Earning the right to be called an Eagle Scout ranks among life's most cherished achievements for countless men. But now, more than 100 Eagles have renounced their precious red, white and blue medals to protest the Boy Scouts of America's ban on gay and lesbian members.
"With sadness for the loss of the good things – I respectfully return my badge and ask that the BSA consider the opinions of the more than 10,000 other Eagle Scouts who have now done the same," wrote Ray Myers on a Tumblr site called Eagle Scouts Returning Our Badges.
Protesters have posted letters and photos of their Eagle badges and medals that they've sent to Robert Mazzuca, chief scout executive of the Boy Scouts of America.
The Boy Scout national headquarters said it doesn't have an exact count of medals returned recently. "But we have received a few," wrote BSA spokesman Deron Smith in an e-mail to CNN. "Although we are disappointed to learn of anyone who feels compelled to return his Eagle rank, we respect their right to express an opinion.

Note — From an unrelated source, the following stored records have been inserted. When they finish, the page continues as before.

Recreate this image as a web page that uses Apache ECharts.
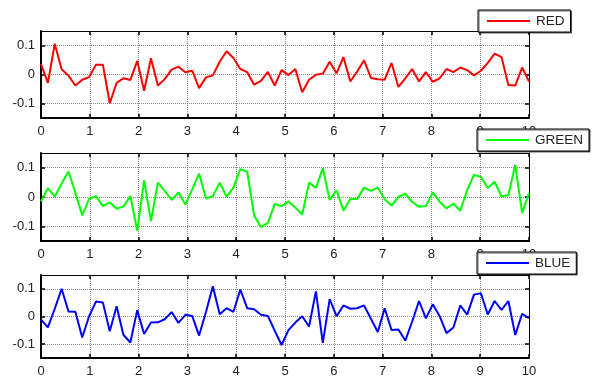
<!DOCTYPE html>
<html>
<head>
<meta charset="utf-8">
<script src="https://cdn.jsdelivr.net/npm/echarts@6/dist/echarts.min.js"></script>
<style>
html,body{margin:0;padding:0;background:#fff;}
#chart{width:596px;height:378px;}
</style>
</head>
<body>
<div id="chart"></div>
<script>
const xTicks = [0,1,2,3,4,5,6,7,8,9,10];
const yTicks = [-0.1, 0, 0.1];
const seriesNames = ['RED', 'GREEN', 'BLUE'];
const red = [0.036,-0.029,0.106,0.018,-0.004,-0.038,-0.018,-0.009,0.034,0.034,-0.099,-0.029,-0.013,-0.019,0.047,-0.056,0.056,-0.038,-0.016,0.017,0.027,0.008,0.013,-0.047,-0.010,-0.003,0.044,0.080,0.057,0.019,0.008,-0.035,-0.022,0.009,-0.038,0.015,-0.002,0.019,-0.061,-0.018,-0.001,0.003,0.044,0.004,0.060,-0.024,0.010,0.049,-0.012,-0.016,-0.018,0.040,-0.043,-0.013,0.019,-0.024,0.008,-0.025,-0.013,0.019,0.008,0.024,0.015,-0.003,0.013,0.040,0.072,0.060,-0.036,-0.038,0.024,-0.024];
const green = [-0.015,0.030,0.001,0.046,0.087,0.015,-0.063,-0.006,0.003,-0.031,-0.018,-0.040,-0.032,0.003,-0.115,0.057,-0.082,0.049,0.021,-0.010,0.016,-0.026,0.026,0.080,-0.005,0.003,0.049,0.001,0.032,0.095,0.086,-0.062,-0.103,-0.089,-0.024,-0.031,-0.015,-0.036,-0.060,0.049,0.031,0.098,-0.010,0.023,-0.047,-0.007,-0.007,0.032,0.021,0.032,-0.008,-0.029,0.000,0.011,-0.017,-0.033,-0.031,0.016,-0.016,-0.039,-0.022,-0.047,0.023,0.076,0.068,0.031,0.052,0.002,0.007,0.109,-0.054,0.013];
const blue = [-0.011,-0.039,0.028,0.100,0.018,0.017,-0.076,0.001,0.054,0.051,-0.053,0.037,-0.067,-0.094,0.023,-0.063,-0.022,-0.021,-0.010,0.016,-0.023,0.006,0.002,-0.069,0.016,0.109,0.008,0.030,0.017,0.097,0.030,0.026,0.006,0.002,-0.051,-0.103,-0.049,-0.022,0.001,-0.036,0.091,-0.095,0.063,0.001,0.040,0.028,0.030,0.040,-0.008,-0.056,0.030,-0.049,-0.047,-0.087,-0.018,0.056,-0.007,0.044,0.001,-0.060,-0.040,0.040,0.007,0.079,0.084,0.007,0.056,0.024,0.056,-0.067,0.010,-0.006];
const xStart = 0, xEnd = 10;

const allData = [red, green, blue];
const colors = ['#ff0000', '#00ff00', '#0000ff'];
const FONT = "'Liberation Sans', Arial, sans-serif";

const grids = [
  {left: 41, top: 31, width: 488, height: 87},
  {left: 41, top: 153, width: 488, height: 88},
  {left: 41, top: 275, width: 488, height: 88}
];
const legendPos = [
  {left: 478, top: 10},
  {left: 477, top: 129},
  {left: 477, top: 252}
];

const option = {
  animation: false,
  backgroundColor: '#fff',
  grid: grids.map(g => Object.assign({containLabel: false}, g)),
  xAxis: [],
  yAxis: [],
  series: [],
  legend: []
};

const gridLineStyle = {color: '#8c8c8c', width: 1, type: [1, 1]};

grids.forEach((g, k) => {
  option.xAxis.push({
    type: 'value', gridIndex: k, min: xTicks[0], max: xTicks[xTicks.length-1], interval: 1,
    position: 'bottom',
    axisLine: {show: true, onZero: false, lineStyle: {color: '#000', width: 2}},
    axisTick: {show: true, inside: true, length: 4, lineStyle: {color: '#000', width: 1.5}},
    axisLabel: {show: true, margin: 7, color: '#222', fontSize: 13, fontFamily: FONT},
    splitLine: {show: true, lineStyle: gridLineStyle}
  });
  option.xAxis.push({
    type: 'value', gridIndex: k, min: xTicks[0], max: xTicks[xTicks.length-1], interval: 1,
    position: 'top',
    axisLine: {show: true, onZero: false, lineStyle: {color: '#000', width: 1}},
    axisTick: {show: true, inside: true, length: 4, lineStyle: {color: '#000', width: 1.5}},
    axisLabel: {show: false},
    splitLine: {show: false}
  });
  option.yAxis.push({
    type: 'value', gridIndex: k, min: -0.15, max: 0.15,
    position: 'left',
    axisLine: {show: true, onZero: false, lineStyle: {color: '#000', width: 2}},
    axisTick: {show: true, inside: true, length: 4, customValues: yTicks, lineStyle: {color: '#000', width: 1.5}},
    axisLabel: {show: true, customValues: yTicks, margin: 6, color: '#222', fontSize: 13, fontFamily: FONT,
      formatter: v => String(v)},
    splitLine: {show: true, lineStyle: gridLineStyle}
  });
  option.yAxis.push({
    type: 'value', gridIndex: k, min: -0.15, max: 0.15,
    position: 'right',
    axisLine: {show: true, onZero: false, lineStyle: {color: '#000', width: 1}},
    axisTick: {show: true, inside: true, length: 4, customValues: yTicks, lineStyle: {color: '#000', width: 1.5}},
    axisLabel: {show: false},
    splitLine: {show: false}
  });

  const vals = allData[k];
  const n = vals.length;
  const pts = vals.map((v, i) => [xStart + (xEnd - xStart) * i / (n - 1), v]);
  option.series.push({
    name: seriesNames[k], type: 'line', xAxisIndex: 2*k, yAxisIndex: 2*k,
    data: pts, symbol: 'none', showSymbol: false,
    lineStyle: {color: colors[k], width: 2},
    itemStyle: {color: colors[k]},
    z: 3
  });

  option.legend.push({
    data: [seriesNames[k]],
    left: legendPos[k].left, top: legendPos[k].top,
    orient: 'horizontal',
    icon: 'rect',
    padding: [4, 6, 4, 9],
    itemWidth: 43, itemHeight: 2, itemGap: 5,
    backgroundColor: '#fff',
    borderColor: '#000', borderWidth: 1, borderRadius: 0,
    shadowColor: 'rgba(0,0,0,0.6)', shadowBlur: 0, shadowOffsetX: 1, shadowOffsetY: 1,
    textStyle: {color: '#222', fontSize: 13.5, fontFamily: FONT, lineHeight: 14, padding: [0, 0, 0, 1]},
    selectedMode: false,
    z: 10
  });
});

const chart = echarts.init(document.getElementById('chart'), null, {renderer: 'canvas', width: 596, height: 378});
chart.setOption(option);
</script>
</body>
</html>
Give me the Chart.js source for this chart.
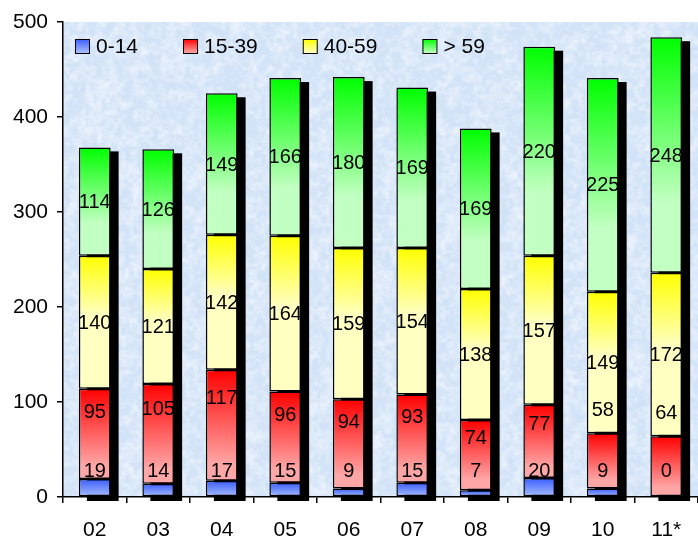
<!DOCTYPE html>
<html>
<head>
<meta charset="utf-8">
<script src="https://cdn.jsdelivr.net/npm/chart.js@4.4.0/dist/chart.umd.min.js"></script>
<style>
html, body { margin: 0; padding: 0; background: #fff; }
#wrap { width: 698px; height: 536px; }
</style>
</head>
<body>
<div id="wrap"><canvas id="chart" width="698" height="536"></canvas></div>
<script>
// Данные по годам
const years = ['02', '03', '04', '05', '06', '07', '08', '09', '10', '11*'];
const age0_14 = [19, 14, 17, 15, 9, 15, 7, 20, 9, 0];
const age15_39 = [95, 105, 117, 96, 94, 93, 74, 77, 58, 64];
const age40_59 = [140, 121, 142, 164, 159, 154, 138, 157, 149, 172];
const age60plus = [114, 126, 149, 166, 180, 169, 169, 220, 225, 248];
const seriesNames = ['0-14', '15-39', '40-59', '> 59'];
const yMax = 500;
const yStep = 100;

const seriesList = [age0_14, age15_39, age40_59, age60plus];
// top colour, bottom colour, where the fade ends
const fills = [
    ['#3a5cff', '#a9c0ff', 1.0],
    ['#ff0000', '#ffa6a6', 0.85],
    ['#ffff00', '#ffffc2', 0.45],
    ['#00ff00', '#c2ffc2', 0.7]
];

const FONT = '"Liberation Sans", Arial, sans-serif';

function segmentBounds(dsIndex, i) {
    let base = 0;
    for (let k = 0; k < dsIndex; k++) base += seriesList[k][i];
    return [base, base + seriesList[dsIndex][i]];
}

function segmentFill(dsIndex) {
    return function(context) {
        const chart = context.chart;
        const y = chart.scales.y;
        const f = fills[dsIndex];
        if (!y || context.type !== 'data') return f[1];
        const [lo, hi] = segmentBounds(dsIndex, context.dataIndex);
        const yTop = y.getPixelForValue(hi);
        const yBot = y.getPixelForValue(lo);
        if (!isFinite(yTop) || !isFinite(yBot) || yBot - yTop < 1) return f[1];
        const g = chart.ctx.createLinearGradient(0, yTop, 0, yBot);
        g.addColorStop(0, f[0]);
        g.addColorStop(f[2], f[1]);
        g.addColorStop(1, f[1]);
        return g;
    };
}

// Пятнистая текстура фона (детерминированный шум)
function makeTexture(w, h) {
    const c = document.createElement('canvas');
    c.width = w; c.height = h;
    const cx = c.getContext('2d');
    const img = cx.createImageData(w, h);
    const hash = (x, y) => {
        let n = x * 374761393 + y * 668265263;
        n = (n ^ (n >> 13)) * 1274126177;
        return ((n ^ (n >> 16)) & 0xffff) / 0xffff;
    };
    const smooth = (x, y, cell) => {
        const gx = Math.floor(x / cell), gy = Math.floor(y / cell);
        const fx = x / cell - gx, fy = y / cell - gy;
        const sx = fx * fx * (3 - 2 * fx), sy = fy * fy * (3 - 2 * fy);
        const a = hash(gx, gy), b = hash(gx + 1, gy), c2 = hash(gx, gy + 1), d = hash(gx + 1, gy + 1);
        return (a * (1 - sx) + b * sx) * (1 - sy) + (c2 * (1 - sx) + d * sx) * sy;
    };
    for (let y = 0; y < h; y++) {
        for (let x = 0; x < w; x++) {
            const v = 0.35 * smooth(x, y, 9) + 0.4 * smooth(x + 100, y + 50, 4) + 0.25 * smooth(x + 7, y + 3, 2);
            const t = Math.min(1, Math.max(0, (v - 0.35) * 1.8));
            const i = (y * w + x) * 4;
            img.data[i] = 210 + t * 28;
            img.data[i + 1] = 227 + t * 17;
            img.data[i + 2] = 247 + t * 6;
            img.data[i + 3] = 255;
        }
    }
    cx.putImageData(img, 0, 0);
    return c;
}
let texture = null;

// Фон области построения
const plotBackground = {
    id: 'plotBackground',
    beforeDraw(chart) {
        const { ctx, chartArea: a } = chart;
        const w = Math.round(a.right - a.left), h = Math.round(a.bottom - a.top);
        if (!texture || texture.width !== w || texture.height !== h) texture = makeTexture(w, h);
        ctx.save();
        ctx.drawImage(texture, a.left, a.top);
        ctx.restore();
    }
};

// Чёрная тень за столбцами
const barShadow = {
    id: 'barShadow',
    beforeDatasetsDraw(chart) {
        const { ctx } = chart;
        const y = chart.scales.y;
        const meta = chart.getDatasetMeta(0);
        ctx.save();
        ctx.fillStyle = '#000';
        meta.data.forEach((bar, i) => {
            let total = 0;
            seriesList.forEach(s => total += s[i]);
            const w = bar.width;
            const top = y.getPixelForValue(total);
            const bottom = y.getPixelForValue(0);
            ctx.fillRect(bar.x - w / 2 + 8, top + 4, w, bottom - top);
        });
        ctx.restore();
    }
};

// Подписи значений
const valueLabels = {
    id: 'valueLabels',
    afterDatasetsDraw(chart) {
        const { ctx } = chart;
        const y = chart.scales.y;
        ctx.save();
        ctx.font = '20px ' + FONT;
        ctx.fillStyle = '#000';
        ctx.textAlign = 'center';
        ctx.textBaseline = 'middle';
        seriesList.forEach((series, d) => {
            const meta = chart.getDatasetMeta(d);
            meta.data.forEach((bar, i) => {
                const [lo, hi] = segmentBounds(d, i);
                const yTop = y.getPixelForValue(hi);
                const yBot = y.getPixelForValue(lo);
                let ly;
                if (d === 0) {
                    ly = y.getPixelForValue(0) - 27;
                } else if (d === 1) {
                    ly = (yBot - yTop) >= 66 ? yBot - 0.75 * (yBot - yTop) : yTop - 24;
                } else {
                    ly = (yTop + yBot) / 2;
                }
                ctx.fillText(String(series[i]), bar.x, ly + 1);
            });
        });
        ctx.restore();
    }
};

// Легенда внутри области построения
const insideLegend = {
    id: 'insideLegend',
    afterDraw(chart) {
        const { ctx, chartArea: a } = chart;
        ctx.save();
        ctx.font = '21px ' + FONT;
        ctx.textBaseline = 'middle';
        ctx.textAlign = 'left';
        let x = a.left + 12;
        const boxTop = a.top + 17;
        seriesNames.forEach((name, d) => {
            const f = fills[d];
            const g = ctx.createLinearGradient(0, boxTop, 0, boxTop + 14);
            g.addColorStop(0, f[0]);
            g.addColorStop(1, f[1]);
            ctx.fillStyle = g;
            ctx.fillRect(x, boxTop, 14, 14);
            ctx.strokeStyle = '#000';
            ctx.lineWidth = 1;
            ctx.strokeRect(x + 0.5, boxTop + 0.5, 14, 14);
            ctx.fillStyle = '#000';
            ctx.fillText(name, x + 21, boxTop + 8);
            x += 21 + ctx.measureText(name).width + 45;
        });
        ctx.restore();
    }
};

const ctx = document.getElementById('chart').getContext('2d');
const chart = new Chart(ctx, {
    type: 'bar',
    data: {
        labels: years,
        datasets: seriesList.map((s, d) => ({
            label: seriesNames[d],
            data: s,
            backgroundColor: segmentFill(d),
            borderColor: '#000',
            borderWidth: 1.5,
            borderSkipped: false,
            barPercentage: 0.5,
            categoryPercentage: 1.0
        }))
    },
    options: {
        responsive: false,
        animation: false,
        layout: { padding: { top: 22, right: 0, left: 0, bottom: 0 } },
        plugins: {
            legend: { display: false },
            tooltip: { enabled: false }
        },
        scales: {
            x: {
                stacked: true,
                afterFit: s => { s.height = 39; },
                grid: { offset: true, drawOnChartArea: false, color: '#000', lineWidth: 1.5, tickLength: 6 },
                border: { color: '#000', width: 1.5 },
                ticks: { color: '#000', font: { family: FONT, size: 21 }, padding: 15 }
            },
            y: {
                stacked: true,
                min: 0,
                max: yMax,
                afterFit: s => { s.width = 63; },
                grid: { drawOnChartArea: false, color: '#000', lineWidth: 1.5, tickLength: 6 },
                border: { color: '#000', width: 1.5 },
                ticks: { stepSize: yStep, color: '#000', font: { family: FONT, size: 21 }, padding: 9 }
            }
        }
    },
    plugins: [plotBackground, barShadow, valueLabels, insideLegend]
});
</script>
</body>
</html>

While a majority of our membership agrees with our policy, we fully understand and appreciate that not everyone will agree with any one position or policy."
Myers' figure of 10,000 Eagle Scouts who've sent letters of protest can't be confirmed, but Smith said the number is closer to that reported by the site – 105 as of Friday.
Like many others who posted on the Tumblr site, David Peck, 33, of Vernon Hills, Illinois, described his decision to renounce his Eagle honor as "heartbreaking."
"Children need leaders to look up to and depriving these kids of potentially great ones because of the adult’s sexual orientation is wrong," Peck wrote.
It's not easy to become an Eagle Scout. Only 5% of all Scouts earned the Eagle Scout rank last year, according to the group's website. To make it to Eagle, Scouts must earn 21 merit badges and serve in a troop leadership role as well as plan and complete a community service project. Traditionally, Scouting's highest rank has benefited college applicants and job seekers as a sign of a hard-working, goal-oriented character.
After becoming an Eagle Scout, Daniel Kane said he felt guilty for remaining with Scouting because he deeply disagreed with its policy on gays and lesbians.
"I reminded myself that my scoutmaster, in an incredibly courageous moment, had announced that he would never enforce the ban," Kane wrote in an e-mail to the Boys Scouts' National Executive Board. "I convinced myself that I had earned the rank, deserved it, and, since I was straight, was not breaking any rules by accepting it."
Kane said in the e-mail that now he's grown older, "I have not been able to conveniently ignore my conscience." He then wrote that he was renouncing "all affiliation" with the Boy Scouts of America.
One of the Tumblr posters, Ben Bedford of Springfield, Illinois, wrote that the policy conflicts with his idea of what it means to be a "sensitive member of the human race." Forfeiting his cherished award, Bedford wrote, "shall be my final act as an Eagle Scout."
The protest is the latest sign of unrest in the century-old organization after its announcement in July that it would not change its policy of "not granting membership to open or avowed homosexuals."
The organization said its leadership had reached that decision after a nearly two-year evaluation and would take no further action. A resolution that had sought to change the policy asked to let local Scout units determine their own standards. "Scouting believes that good people can personally disagree on this topic and still work together to achieve the life-changing benefits to youth through Scouting," a statement said.
Herndon Graddick, president of the Gay and Lesbian Alliance Against Defamation, responded to the ban, saying, "How long will the Boy Scouts continue to bully young gay Americans into hiding who they are and hurt children of gay parents by denying their parents an opportunity to participate in their children's lives?"
Eagle recipient Britton Lense of Walworth, New York, posted on the Tumblr site that the ban violates rules outlined in the Scouting Handbook, which he said calls on Scouts to "respect and defend the rights of all people."
He wrote that he hoped the Boy Scouts "will reverse their decision and in doing so return the badges to those who are standing up for what they believe in."